Task instructions – Below is a listing to transcribe in full and exactly; keep the pictures out.

Dataset section –
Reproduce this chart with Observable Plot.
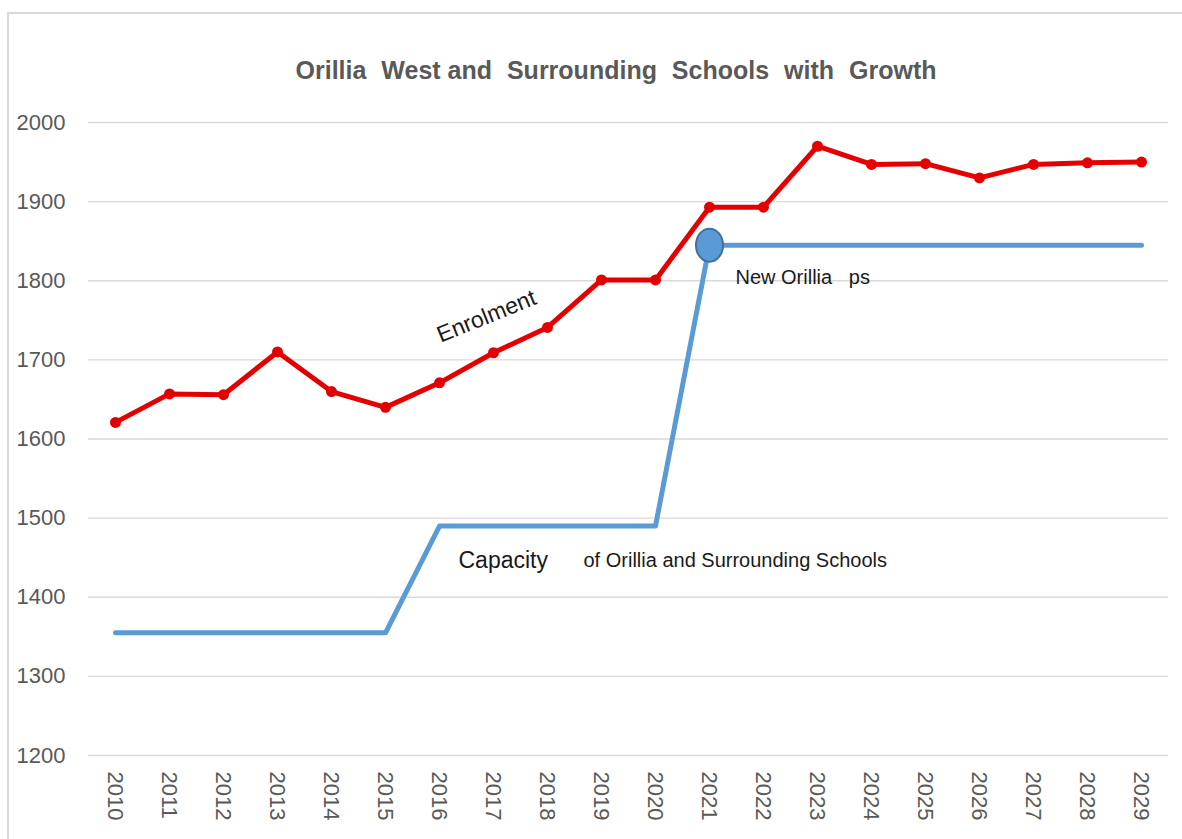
<!DOCTYPE html>
<html>
<head>
<meta charset="utf-8">
<script src="https://cdn.jsdelivr.net/npm/d3@7"></script>
<script src="https://cdn.jsdelivr.net/npm/@observablehq/plot@0.6"></script>
<style>
  html, body { margin: 0; padding: 0; background: #ffffff; }
  #wrap { position: relative; width: 1182px; height: 839px; overflow: hidden; background: #fff; }
  #frame { position: absolute; left: 7px; top: 12px; width: 1300px; height: 1000px;
           border-top: 2px solid #d9d9d9; border-left: 2px solid #d9d9d9; box-sizing: border-box; }
  #title { position: relative; height: 100px; line-height: 140px; text-align: center;
           font-family: "Liberation Sans", Arial, sans-serif; font-weight: bold; font-size: 25px;
           color: #595959; word-spacing: 8px; padding-left: 50px; white-space: nowrap; }
  #title .tight { word-spacing: 0; }
  #chart { position: relative; }
</style>
</head>
<body>
<div id="wrap">
  <div id="frame"></div>
  <div id="title">Orillia <span class="tight">West and</span> Surrounding Schools with Growth</div>
  <div id="chart"></div>
</div>
<script>
const years = ["2010","2011","2012","2013","2014","2015","2016","2017","2018","2019",
               "2020","2021","2022","2023","2024","2025","2026","2027","2028","2029"];
const enrolment = [1621,1657,1656,1710,1660,1640,1671,1709,1741,1801,
                   1801,1893,1893,1970,1947,1948,1930,1947,1949,1950];
const capacity = [1355,1355,1355,1355,1355,1355,1490,1490,1490,1490,
                  1490,1845,1845,1845,1845,1845,1845,1845,1845,1845];
const yTicks = [1200,1300,1400,1500,1600,1700,1800,1900,2000];
const seriesNames = ["Enrolment", "Capacity of Orillia and Surrounding Schools"];
const newSchoolLabel = "New Orillia\u00a0\u00a0 ps";
const newSchoolYear = "2021";

const enrolData = years.map((y, i) => ({year: y, value: enrolment[i]}));
const capData = years.map((y, i) => ({year: y, value: capacity[i]}));
const newSchool = [{year: newSchoolYear, value: capacity[years.indexOf(newSchoolYear)]}];

const ellipseSymbol = {
  draw(ctx, size) {
    const rx = 13.5, ry = 16.5, k = 0.5523;
    ctx.moveTo(rx, 0);
    ctx.bezierCurveTo(rx, ry * k, rx * k, ry, 0, ry);
    ctx.bezierCurveTo(-rx * k, ry, -rx, ry * k, -rx, 0);
    ctx.bezierCurveTo(-rx, -ry * k, -rx * k, -ry, 0, -ry);
    ctx.bezierCurveTo(rx * k, -ry, rx, -ry * k, rx, 0);
    ctx.closePath();
  }
};

const red = "#e40000";
const blue = "#5b9bd5";

const chart = Plot.plot({
  width: 1182,
  height: 739,
  marginTop: 22,
  marginBottom: 84,
  marginLeft: 88,
  marginRight: 14,
  style: {fontFamily: "'Liberation Sans', Arial, sans-serif", fontSize: "22px", color: "#595959", background: "transparent", overflow: "visible"},
  x: {type: "point", domain: years, padding: 0.5, align: 0.5},
  y: {domain: [1200, 2000]},
  marks: [
    Plot.ruleY(yTicks, {stroke: "#d9d9d9", strokeWidth: 1.3}),
    Plot.axisY({ticks: yTicks, tickFormat: "d", tickSize: 0, tickPadding: 23, label: null, fill: "#595959", fontSize: 22}),
    Plot.axisX({tickSize: 0, tickPadding: 16, tickRotate: 90, label: null, fill: "#595959", fontSize: 22}),
    Plot.line(capData, {x: "year", y: "value", stroke: blue, strokeWidth: 5}),
    Plot.line(enrolData, {x: "year", y: "value", stroke: red, strokeWidth: 5}),
    Plot.dot(enrolData, {x: "year", y: "value", fill: red, r: 5.5}),
    Plot.dot(newSchool, {x: "year", y: "value", symbol: ellipseSymbol, r: 14, fill: blue, stroke: "#41719c", strokeWidth: 2}),
    Plot.text([seriesNames[0]], {x: () => "2017", y: () => 1755, dx: -7, rotate: -22, fontSize: 23, fill: "#1a1a1a"}),
    Plot.text([newSchoolLabel], {x: () => newSchoolYear, y: () => 1804, dx: 26, textAnchor: "start", fontSize: 20, fill: "#1a1a1a"}),
    Plot.text(["Capacity"], {x: () => "2016", y: () => 1446, dx: 19, textAnchor: "start", fontSize: 23, fill: "#1a1a1a"}),
    Plot.text(["of Orillia and Surrounding Schools"], {x: () => "2016", y: () => 1446, dx: 144, textAnchor: "start", fontSize: 20, fill: "#1a1a1a"})
  ]
});
document.getElementById("chart").appendChild(chart);
</script>
</body>
</html>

Final result –
Reproduce this chart with Observable Plot.
<!DOCTYPE html>
<html>
<head>
<meta charset="utf-8">
<script src="https://cdn.jsdelivr.net/npm/d3@7"></script>
<script src="https://cdn.jsdelivr.net/npm/@observablehq/plot@0.6"></script>
<style>
  html, body { margin: 0; padding: 0; background: #ffffff; }
  #wrap { position: relative; width: 1182px; height: 839px; overflow: hidden; background: #fff; }
  #frame { position: absolute; left: 7px; top: 12px; width: 1300px; height: 1000px;
           border-top: 2px solid #d9d9d9; border-left: 2px solid #d9d9d9; box-sizing: border-box; }
  #title { position: relative; height: 100px; line-height: 140px; text-align: center;
           font-family: "Liberation Sans", Arial, sans-serif; font-weight: bold; font-size: 25px;
           color: #595959; word-spacing: 8px; padding-left: 50px; white-space: nowrap; }
  #title .tight { word-spacing: 0; }
  #chart { position: relative; }
</style>
</head>
<body>
<div id="wrap">
  <div id="frame"></div>
  <div id="title">Orillia <span class="tight">West and</span> Surrounding Schools with Growth</div>
  <div id="chart"></div>
</div>
<script>
const years = ["2010","2011","2012","2013","2014","2015","2016","2017","2018","2019",
               "2020","2021","2022","2023","2024","2025","2026","2027","2028","2029"];
const enrolment = [1621,1657,1656,1710,1660,1640,1671,1709,1741,1801,
                   1801,1893,1893,1970,1947,1948,1930,1947,1949,1950];
const capacity = [1355,1355,1355,1355,1355,1355,1490,1490,1490,1490,
                  1490,1845,1845,1845,1845,1845,1845,1845,1845,1845];
const yTicks = [1200,1300,1400,1500,1600,1700,1800,1900,2000];
const seriesNames = ["Enrolment", "Capacity of Orillia and Surrounding Schools"];
const newSchoolLabel = "New Orillia\u00a0\u00a0 ps";
const newSchoolYear = "2021";

const enrolData = years.map((y, i) => ({year: y, value: enrolment[i]}));
const capData = years.map((y, i) => ({year: y, value: capacity[i]}));
const newSchool = [{year: newSchoolYear, value: capacity[years.indexOf(newSchoolYear)]}];

const ellipseSymbol = {
  draw(ctx, size) {
    const rx = 13.5, ry = 16.5, k = 0.5523;
    ctx.moveTo(rx, 0);
    ctx.bezierCurveTo(rx, ry * k, rx * k, ry, 0, ry);
    ctx.bezierCurveTo(-rx * k, ry, -rx, ry * k, -rx, 0);
    ctx.bezierCurveTo(-rx, -ry * k, -rx * k, -ry, 0, -ry);
    ctx.bezierCurveTo(rx * k, -ry, rx, -ry * k, rx, 0);
    ctx.closePath();
  }
};

const red = "#e40000";
const blue = "#5b9bd5";

const chart = Plot.plot({
  width: 1182,
  height: 739,
  marginTop: 22,
  marginBottom: 84,
  marginLeft: 88,
  marginRight: 14,
  style: {fontFamily: "'Liberation Sans', Arial, sans-serif", fontSize: "22px", color: "#595959", background: "transparent", overflow: "visible"},
  x: {type: "point", domain: years, padding: 0.5, align: 0.5},
  y: {domain: [1200, 2000]},
  marks: [
    Plot.ruleY(yTicks, {stroke: "#d9d9d9", strokeWidth: 1.3}),
    Plot.axisY({ticks: yTicks, tickFormat: "d", tickSize: 0, tickPadding: 23, label: null, fill: "#595959", fontSize: 22}),
    Plot.axisX({tickSize: 0, tickPadding: 16, tickRotate: 90, label: null, fill: "#595959", fontSize: 22}),
    Plot.line(capData, {x: "year", y: "value", stroke: blue, strokeWidth: 5}),
    Plot.line(enrolData, {x: "year", y: "value", stroke: red, strokeWidth: 5}),
    Plot.dot(enrolData, {x: "year", y: "value", fill: red, r: 5.5}),
    Plot.dot(newSchool, {x: "year", y: "value", symbol: ellipseSymbol, r: 14, fill: blue, stroke: "#41719c", strokeWidth: 2}),
    Plot.text([seriesNames[0]], {x: () => "2017", y: () => 1755, dx: -7, rotate: -22, fontSize: 23, fill: "#1a1a1a"}),
    Plot.text([newSchoolLabel], {x: () => newSchoolYear, y: () => 1804, dx: 26, textAnchor: "start", fontSize: 20, fill: "#1a1a1a"}),
    Plot.text(["Capacity"], {x: () => "2016", y: () => 1446, dx: 19, textAnchor: "start", fontSize: 23, fill: "#1a1a1a"}),
    Plot.text(["of Orillia and Surrounding Schools"], {x: () => "2016", y: () => 1446, dx: 144, textAnchor: "start", fontSize: 20, fill: "#1a1a1a"})
  ]
});
document.getElementById("chart").appendChild(chart);
</script>
</body>
</html>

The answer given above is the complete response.